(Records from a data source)
********

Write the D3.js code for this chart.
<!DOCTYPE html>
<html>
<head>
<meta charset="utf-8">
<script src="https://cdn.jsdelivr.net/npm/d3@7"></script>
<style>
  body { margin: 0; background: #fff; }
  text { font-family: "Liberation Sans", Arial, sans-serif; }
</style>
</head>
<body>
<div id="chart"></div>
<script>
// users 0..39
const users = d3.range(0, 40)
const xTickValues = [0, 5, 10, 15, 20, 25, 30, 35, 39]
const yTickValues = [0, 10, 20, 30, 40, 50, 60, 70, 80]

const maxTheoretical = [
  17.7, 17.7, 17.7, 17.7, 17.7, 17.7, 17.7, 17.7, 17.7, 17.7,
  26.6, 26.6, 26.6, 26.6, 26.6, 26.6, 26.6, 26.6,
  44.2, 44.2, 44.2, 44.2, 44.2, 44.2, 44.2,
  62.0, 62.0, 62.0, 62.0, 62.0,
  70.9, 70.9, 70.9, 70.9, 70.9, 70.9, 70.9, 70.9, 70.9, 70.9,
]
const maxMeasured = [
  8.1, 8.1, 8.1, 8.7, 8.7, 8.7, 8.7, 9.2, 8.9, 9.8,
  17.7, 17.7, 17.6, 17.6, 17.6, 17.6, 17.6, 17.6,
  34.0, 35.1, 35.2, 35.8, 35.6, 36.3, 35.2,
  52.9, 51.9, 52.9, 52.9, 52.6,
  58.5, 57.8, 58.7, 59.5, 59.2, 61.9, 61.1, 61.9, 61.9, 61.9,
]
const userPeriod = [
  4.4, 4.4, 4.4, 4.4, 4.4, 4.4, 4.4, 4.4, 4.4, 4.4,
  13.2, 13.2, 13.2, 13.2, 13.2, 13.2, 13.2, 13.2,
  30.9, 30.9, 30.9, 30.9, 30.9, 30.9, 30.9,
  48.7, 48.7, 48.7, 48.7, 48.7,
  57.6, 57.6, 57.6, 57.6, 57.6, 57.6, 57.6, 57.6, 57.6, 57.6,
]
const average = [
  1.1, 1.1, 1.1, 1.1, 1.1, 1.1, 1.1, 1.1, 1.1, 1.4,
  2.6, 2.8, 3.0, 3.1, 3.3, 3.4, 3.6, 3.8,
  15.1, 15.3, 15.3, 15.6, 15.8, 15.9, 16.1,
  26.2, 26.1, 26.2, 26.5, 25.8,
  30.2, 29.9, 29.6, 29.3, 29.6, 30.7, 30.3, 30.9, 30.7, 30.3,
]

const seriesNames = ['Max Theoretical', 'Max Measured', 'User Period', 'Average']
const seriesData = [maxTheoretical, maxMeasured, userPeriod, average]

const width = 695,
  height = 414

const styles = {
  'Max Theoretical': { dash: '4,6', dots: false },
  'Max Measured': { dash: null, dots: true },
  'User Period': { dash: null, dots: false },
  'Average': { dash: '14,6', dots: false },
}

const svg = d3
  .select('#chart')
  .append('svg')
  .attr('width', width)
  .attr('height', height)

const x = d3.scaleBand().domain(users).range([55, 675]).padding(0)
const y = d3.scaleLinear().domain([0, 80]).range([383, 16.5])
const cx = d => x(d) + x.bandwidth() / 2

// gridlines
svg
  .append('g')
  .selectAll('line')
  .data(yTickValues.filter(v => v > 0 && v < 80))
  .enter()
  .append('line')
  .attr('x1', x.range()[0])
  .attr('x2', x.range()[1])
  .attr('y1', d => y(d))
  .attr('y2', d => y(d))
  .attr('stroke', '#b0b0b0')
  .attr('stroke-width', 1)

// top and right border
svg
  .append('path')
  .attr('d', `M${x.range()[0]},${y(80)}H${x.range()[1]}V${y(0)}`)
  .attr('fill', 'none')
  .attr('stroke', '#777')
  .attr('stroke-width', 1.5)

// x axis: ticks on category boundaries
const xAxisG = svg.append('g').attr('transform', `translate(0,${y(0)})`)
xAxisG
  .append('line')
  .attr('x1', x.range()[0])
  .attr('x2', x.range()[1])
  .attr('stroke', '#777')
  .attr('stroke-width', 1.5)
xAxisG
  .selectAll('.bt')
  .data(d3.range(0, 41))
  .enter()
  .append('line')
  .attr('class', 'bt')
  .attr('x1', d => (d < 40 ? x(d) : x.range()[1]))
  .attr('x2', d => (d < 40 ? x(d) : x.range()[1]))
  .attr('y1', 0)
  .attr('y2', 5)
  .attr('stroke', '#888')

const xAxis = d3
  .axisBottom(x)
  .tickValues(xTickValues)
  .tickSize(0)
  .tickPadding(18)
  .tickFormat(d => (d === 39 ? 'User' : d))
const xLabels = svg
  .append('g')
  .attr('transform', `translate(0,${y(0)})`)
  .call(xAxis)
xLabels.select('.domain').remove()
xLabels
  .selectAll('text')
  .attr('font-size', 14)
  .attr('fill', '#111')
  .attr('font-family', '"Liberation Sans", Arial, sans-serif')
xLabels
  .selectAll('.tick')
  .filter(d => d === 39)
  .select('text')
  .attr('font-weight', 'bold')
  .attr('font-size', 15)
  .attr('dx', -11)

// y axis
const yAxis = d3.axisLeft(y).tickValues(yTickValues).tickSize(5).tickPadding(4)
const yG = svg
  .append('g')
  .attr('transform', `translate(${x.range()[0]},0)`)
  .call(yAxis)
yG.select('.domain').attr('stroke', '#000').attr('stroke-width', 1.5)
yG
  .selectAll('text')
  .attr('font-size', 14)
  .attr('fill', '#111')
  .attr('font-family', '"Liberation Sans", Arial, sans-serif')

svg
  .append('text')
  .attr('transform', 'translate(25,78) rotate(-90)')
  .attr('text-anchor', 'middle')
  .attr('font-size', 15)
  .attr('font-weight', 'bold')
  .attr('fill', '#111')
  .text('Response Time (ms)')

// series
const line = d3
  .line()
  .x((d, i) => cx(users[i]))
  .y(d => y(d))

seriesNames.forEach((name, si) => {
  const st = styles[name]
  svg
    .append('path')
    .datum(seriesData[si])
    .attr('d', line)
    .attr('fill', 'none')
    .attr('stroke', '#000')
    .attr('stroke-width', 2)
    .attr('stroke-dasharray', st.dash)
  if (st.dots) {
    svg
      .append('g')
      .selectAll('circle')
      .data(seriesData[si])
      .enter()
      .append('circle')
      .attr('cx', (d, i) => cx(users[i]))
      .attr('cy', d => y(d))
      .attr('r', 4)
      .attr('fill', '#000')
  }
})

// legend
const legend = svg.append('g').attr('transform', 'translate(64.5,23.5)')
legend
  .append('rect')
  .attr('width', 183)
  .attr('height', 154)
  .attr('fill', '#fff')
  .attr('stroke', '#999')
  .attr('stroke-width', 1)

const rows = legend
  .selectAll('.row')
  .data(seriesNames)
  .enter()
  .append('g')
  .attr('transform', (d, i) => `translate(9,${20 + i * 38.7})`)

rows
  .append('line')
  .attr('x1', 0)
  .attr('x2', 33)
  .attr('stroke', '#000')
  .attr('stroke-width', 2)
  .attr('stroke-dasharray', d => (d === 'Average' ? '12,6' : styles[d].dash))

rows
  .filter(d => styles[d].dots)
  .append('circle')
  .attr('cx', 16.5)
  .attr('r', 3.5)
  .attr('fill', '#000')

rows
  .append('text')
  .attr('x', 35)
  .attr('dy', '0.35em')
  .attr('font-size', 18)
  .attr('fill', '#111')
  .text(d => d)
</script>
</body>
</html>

********

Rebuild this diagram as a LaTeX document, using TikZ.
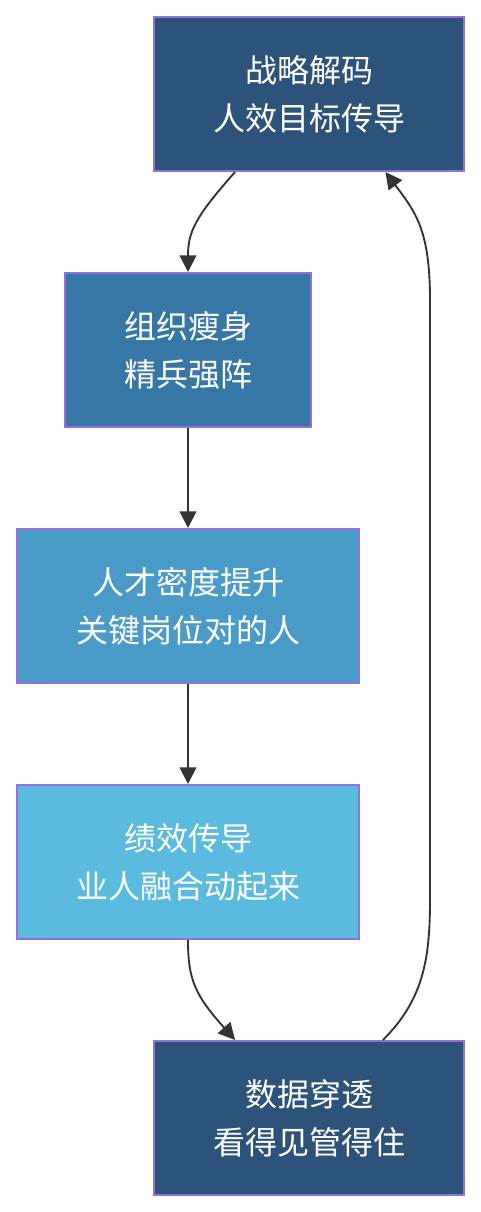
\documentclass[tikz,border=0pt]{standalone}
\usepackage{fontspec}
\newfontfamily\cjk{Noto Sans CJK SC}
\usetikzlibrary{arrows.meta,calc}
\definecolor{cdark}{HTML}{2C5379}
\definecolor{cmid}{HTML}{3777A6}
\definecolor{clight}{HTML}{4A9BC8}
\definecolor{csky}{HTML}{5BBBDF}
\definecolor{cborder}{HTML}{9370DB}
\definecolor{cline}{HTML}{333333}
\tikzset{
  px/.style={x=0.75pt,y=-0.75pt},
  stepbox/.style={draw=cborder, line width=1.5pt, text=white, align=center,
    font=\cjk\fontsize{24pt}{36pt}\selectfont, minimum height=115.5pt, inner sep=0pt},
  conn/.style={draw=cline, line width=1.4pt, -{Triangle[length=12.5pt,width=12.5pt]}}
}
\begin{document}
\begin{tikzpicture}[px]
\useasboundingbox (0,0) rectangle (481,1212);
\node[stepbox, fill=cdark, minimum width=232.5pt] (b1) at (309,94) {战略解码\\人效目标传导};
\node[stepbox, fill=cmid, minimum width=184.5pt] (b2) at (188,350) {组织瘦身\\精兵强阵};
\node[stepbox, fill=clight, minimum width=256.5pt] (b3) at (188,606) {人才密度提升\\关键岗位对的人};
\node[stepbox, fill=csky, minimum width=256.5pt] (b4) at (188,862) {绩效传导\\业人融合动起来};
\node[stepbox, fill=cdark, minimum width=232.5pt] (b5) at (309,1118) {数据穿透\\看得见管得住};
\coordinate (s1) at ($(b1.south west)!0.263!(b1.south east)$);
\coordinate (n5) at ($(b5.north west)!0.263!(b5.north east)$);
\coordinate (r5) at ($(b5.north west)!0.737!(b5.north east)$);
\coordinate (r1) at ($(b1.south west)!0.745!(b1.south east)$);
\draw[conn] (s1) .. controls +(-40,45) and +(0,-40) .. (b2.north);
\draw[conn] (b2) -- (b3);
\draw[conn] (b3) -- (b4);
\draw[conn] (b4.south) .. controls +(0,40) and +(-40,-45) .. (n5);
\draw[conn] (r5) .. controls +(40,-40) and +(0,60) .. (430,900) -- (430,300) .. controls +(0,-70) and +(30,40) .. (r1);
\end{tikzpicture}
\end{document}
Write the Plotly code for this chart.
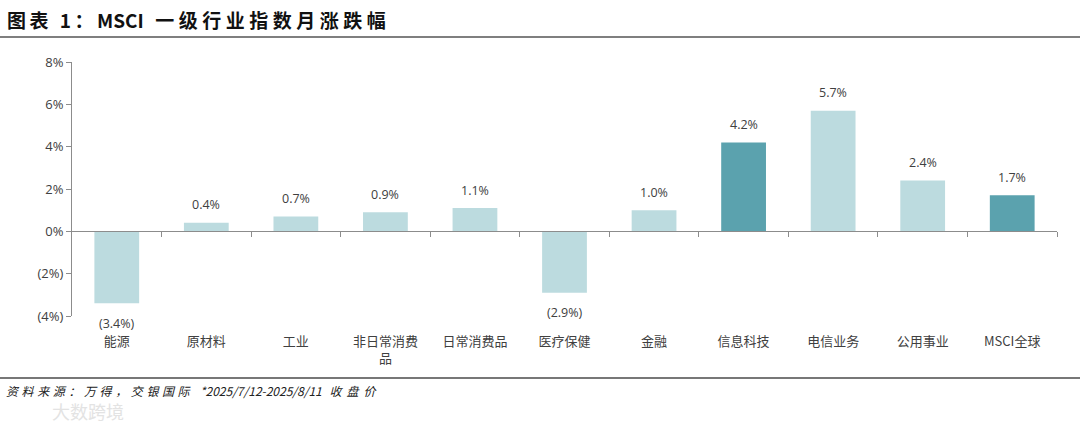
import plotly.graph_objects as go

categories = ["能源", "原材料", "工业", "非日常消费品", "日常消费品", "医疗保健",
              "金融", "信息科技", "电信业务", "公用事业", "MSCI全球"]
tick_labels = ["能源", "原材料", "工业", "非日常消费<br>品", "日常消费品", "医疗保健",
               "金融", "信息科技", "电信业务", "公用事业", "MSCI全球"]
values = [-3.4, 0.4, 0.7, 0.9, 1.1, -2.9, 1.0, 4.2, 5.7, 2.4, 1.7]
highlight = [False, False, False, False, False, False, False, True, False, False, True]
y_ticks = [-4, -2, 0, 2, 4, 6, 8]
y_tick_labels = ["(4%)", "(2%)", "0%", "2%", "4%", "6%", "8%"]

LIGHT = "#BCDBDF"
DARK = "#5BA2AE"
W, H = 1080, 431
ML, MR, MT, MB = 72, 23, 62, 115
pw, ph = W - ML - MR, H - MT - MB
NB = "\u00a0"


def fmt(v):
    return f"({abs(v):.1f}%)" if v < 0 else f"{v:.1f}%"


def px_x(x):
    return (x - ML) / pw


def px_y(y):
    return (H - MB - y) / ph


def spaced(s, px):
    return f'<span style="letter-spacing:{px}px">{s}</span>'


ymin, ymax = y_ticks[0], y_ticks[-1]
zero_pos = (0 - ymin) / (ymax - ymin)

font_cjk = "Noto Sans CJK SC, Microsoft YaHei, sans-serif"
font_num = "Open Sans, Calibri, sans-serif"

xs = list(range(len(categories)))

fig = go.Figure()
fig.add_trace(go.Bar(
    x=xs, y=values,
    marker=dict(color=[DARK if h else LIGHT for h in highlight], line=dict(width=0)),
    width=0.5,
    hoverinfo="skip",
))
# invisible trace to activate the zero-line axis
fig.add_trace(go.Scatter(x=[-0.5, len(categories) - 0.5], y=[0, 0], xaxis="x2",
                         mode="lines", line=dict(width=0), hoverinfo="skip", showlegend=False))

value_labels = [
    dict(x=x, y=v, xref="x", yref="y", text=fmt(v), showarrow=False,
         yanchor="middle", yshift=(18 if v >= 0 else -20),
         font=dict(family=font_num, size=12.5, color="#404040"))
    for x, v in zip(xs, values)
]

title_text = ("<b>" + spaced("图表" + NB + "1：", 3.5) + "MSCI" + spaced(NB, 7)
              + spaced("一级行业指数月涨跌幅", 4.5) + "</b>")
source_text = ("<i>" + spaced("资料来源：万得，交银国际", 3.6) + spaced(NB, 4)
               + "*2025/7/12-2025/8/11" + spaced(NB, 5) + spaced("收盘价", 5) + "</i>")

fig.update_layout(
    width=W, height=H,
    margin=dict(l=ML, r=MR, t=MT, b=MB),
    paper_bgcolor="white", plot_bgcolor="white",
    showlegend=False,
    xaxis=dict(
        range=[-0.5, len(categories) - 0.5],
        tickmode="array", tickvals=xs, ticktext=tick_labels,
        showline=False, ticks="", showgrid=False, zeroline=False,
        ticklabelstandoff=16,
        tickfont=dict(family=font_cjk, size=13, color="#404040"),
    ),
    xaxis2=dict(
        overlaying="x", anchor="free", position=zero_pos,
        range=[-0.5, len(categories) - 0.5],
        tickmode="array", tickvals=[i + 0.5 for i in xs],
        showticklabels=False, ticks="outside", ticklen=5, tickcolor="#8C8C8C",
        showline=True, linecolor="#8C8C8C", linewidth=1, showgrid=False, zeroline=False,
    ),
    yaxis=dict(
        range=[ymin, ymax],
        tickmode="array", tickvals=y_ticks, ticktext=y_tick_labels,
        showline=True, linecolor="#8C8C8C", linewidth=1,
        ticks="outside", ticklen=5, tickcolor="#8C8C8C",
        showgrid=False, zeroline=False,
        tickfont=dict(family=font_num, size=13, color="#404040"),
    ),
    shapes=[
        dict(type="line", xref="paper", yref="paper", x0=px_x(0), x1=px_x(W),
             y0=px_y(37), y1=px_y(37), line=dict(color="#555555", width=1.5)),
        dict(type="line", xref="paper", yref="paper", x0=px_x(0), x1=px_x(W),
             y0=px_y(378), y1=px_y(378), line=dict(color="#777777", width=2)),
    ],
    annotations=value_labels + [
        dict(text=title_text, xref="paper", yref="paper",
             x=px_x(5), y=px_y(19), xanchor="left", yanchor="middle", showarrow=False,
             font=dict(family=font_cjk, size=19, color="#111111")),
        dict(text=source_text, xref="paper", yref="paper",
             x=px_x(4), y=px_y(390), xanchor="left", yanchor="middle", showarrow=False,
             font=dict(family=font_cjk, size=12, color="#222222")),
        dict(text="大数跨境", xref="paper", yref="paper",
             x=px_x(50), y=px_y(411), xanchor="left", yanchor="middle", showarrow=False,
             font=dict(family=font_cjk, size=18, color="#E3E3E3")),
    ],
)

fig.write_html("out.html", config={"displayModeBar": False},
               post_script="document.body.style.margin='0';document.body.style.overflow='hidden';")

********

GOAL
Transcribe, exactly and without additions, the lines of the records above, beginning with the line that contains "Write the D3.js code for this chart." and ending with the line that contains "60, 70, 80]", both included.

WRITTEN SOLUTION
Write the D3.js code for this chart.
<!DOCTYPE html>
<html>
<head>
<meta charset="utf-8">
<script src="https://cdn.jsdelivr.net/npm/d3@7"></script>
<style>
  body { margin: 0; background: #fff; }
  text { font-family: "Liberation Sans", Arial, sans-serif; }
</style>
</head>
<body>
<div id="chart"></div>
<script>
// users 0..39
const users = d3.range(0, 40)
const xTickValues = [0, 5, 10, 15, 20, 25, 30, 35, 39]
const yTickValues = [0, 10, 20, 30, 40, 50, 60, 70, 80]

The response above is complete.